◆ **Work instructions**
Starting from the top of the material, restate each line exactly until the line that contains "import * as", which is also copied. Pictures are excluded.

◆ **Given information**
__________________________________________________

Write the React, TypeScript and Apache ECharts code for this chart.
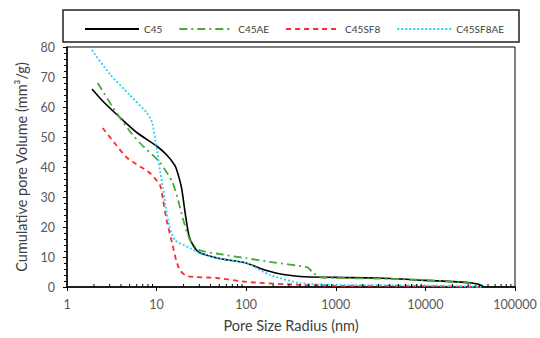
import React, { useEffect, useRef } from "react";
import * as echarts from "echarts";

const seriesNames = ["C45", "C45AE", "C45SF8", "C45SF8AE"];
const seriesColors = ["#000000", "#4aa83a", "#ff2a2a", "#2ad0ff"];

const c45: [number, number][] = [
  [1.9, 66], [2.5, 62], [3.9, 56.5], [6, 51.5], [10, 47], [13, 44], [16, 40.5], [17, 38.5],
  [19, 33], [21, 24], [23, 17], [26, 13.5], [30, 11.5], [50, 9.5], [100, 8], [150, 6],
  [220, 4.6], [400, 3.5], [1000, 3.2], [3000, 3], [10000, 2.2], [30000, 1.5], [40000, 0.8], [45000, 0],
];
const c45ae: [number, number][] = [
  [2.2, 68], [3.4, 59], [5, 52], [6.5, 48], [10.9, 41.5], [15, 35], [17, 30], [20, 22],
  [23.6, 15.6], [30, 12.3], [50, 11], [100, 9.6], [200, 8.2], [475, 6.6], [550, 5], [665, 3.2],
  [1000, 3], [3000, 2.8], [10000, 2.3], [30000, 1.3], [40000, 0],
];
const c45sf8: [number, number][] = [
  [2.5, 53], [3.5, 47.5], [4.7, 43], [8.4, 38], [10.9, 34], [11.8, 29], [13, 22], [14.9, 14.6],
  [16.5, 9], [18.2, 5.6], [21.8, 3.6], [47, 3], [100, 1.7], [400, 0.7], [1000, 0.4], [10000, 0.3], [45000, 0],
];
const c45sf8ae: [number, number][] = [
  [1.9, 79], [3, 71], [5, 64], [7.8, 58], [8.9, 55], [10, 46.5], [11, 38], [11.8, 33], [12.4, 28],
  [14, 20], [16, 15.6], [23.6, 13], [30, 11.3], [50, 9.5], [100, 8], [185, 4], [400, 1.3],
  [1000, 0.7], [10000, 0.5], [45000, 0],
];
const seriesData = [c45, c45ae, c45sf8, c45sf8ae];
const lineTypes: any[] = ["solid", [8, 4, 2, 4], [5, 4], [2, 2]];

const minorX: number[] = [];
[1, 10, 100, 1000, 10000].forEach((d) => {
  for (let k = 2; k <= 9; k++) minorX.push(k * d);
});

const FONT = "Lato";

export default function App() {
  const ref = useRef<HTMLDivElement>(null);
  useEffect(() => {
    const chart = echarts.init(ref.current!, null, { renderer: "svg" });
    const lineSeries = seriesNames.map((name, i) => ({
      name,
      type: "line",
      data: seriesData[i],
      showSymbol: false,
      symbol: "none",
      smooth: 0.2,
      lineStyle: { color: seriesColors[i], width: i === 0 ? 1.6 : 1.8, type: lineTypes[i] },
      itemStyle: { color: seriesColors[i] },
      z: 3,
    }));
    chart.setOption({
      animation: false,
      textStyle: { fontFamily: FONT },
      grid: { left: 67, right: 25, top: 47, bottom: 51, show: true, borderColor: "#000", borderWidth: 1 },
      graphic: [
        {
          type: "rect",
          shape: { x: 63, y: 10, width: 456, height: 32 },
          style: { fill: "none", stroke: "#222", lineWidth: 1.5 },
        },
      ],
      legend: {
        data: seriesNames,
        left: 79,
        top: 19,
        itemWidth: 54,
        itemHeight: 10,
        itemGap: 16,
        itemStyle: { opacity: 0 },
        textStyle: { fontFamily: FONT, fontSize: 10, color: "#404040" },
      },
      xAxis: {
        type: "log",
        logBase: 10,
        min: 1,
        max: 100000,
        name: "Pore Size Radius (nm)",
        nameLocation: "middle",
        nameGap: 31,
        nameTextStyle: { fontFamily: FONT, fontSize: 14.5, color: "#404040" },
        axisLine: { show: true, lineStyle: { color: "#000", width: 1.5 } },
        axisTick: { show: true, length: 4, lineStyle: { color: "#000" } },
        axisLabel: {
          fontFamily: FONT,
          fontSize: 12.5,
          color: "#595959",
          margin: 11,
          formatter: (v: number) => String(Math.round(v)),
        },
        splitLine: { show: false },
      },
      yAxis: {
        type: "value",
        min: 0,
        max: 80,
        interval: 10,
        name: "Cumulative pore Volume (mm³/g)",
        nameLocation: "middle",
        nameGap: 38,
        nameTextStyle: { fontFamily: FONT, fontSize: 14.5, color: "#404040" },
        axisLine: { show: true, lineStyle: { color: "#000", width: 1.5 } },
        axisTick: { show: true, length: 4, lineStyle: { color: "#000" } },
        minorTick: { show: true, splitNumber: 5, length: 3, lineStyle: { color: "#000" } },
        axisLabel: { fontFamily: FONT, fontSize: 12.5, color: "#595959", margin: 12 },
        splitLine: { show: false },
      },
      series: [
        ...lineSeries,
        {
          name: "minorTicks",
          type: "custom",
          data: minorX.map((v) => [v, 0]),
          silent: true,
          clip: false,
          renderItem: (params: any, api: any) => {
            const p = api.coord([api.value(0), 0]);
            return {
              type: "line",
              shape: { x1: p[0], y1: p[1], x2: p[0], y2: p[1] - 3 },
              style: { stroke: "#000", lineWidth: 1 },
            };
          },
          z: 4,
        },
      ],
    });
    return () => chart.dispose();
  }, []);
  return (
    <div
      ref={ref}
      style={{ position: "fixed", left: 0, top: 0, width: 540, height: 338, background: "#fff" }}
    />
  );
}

__________________________________________________

◆ **Answer to this exercise**
Write the React, TypeScript and Apache ECharts code for this chart.
import React, { useEffect, useRef } from "react";
import * as echarts from "echarts";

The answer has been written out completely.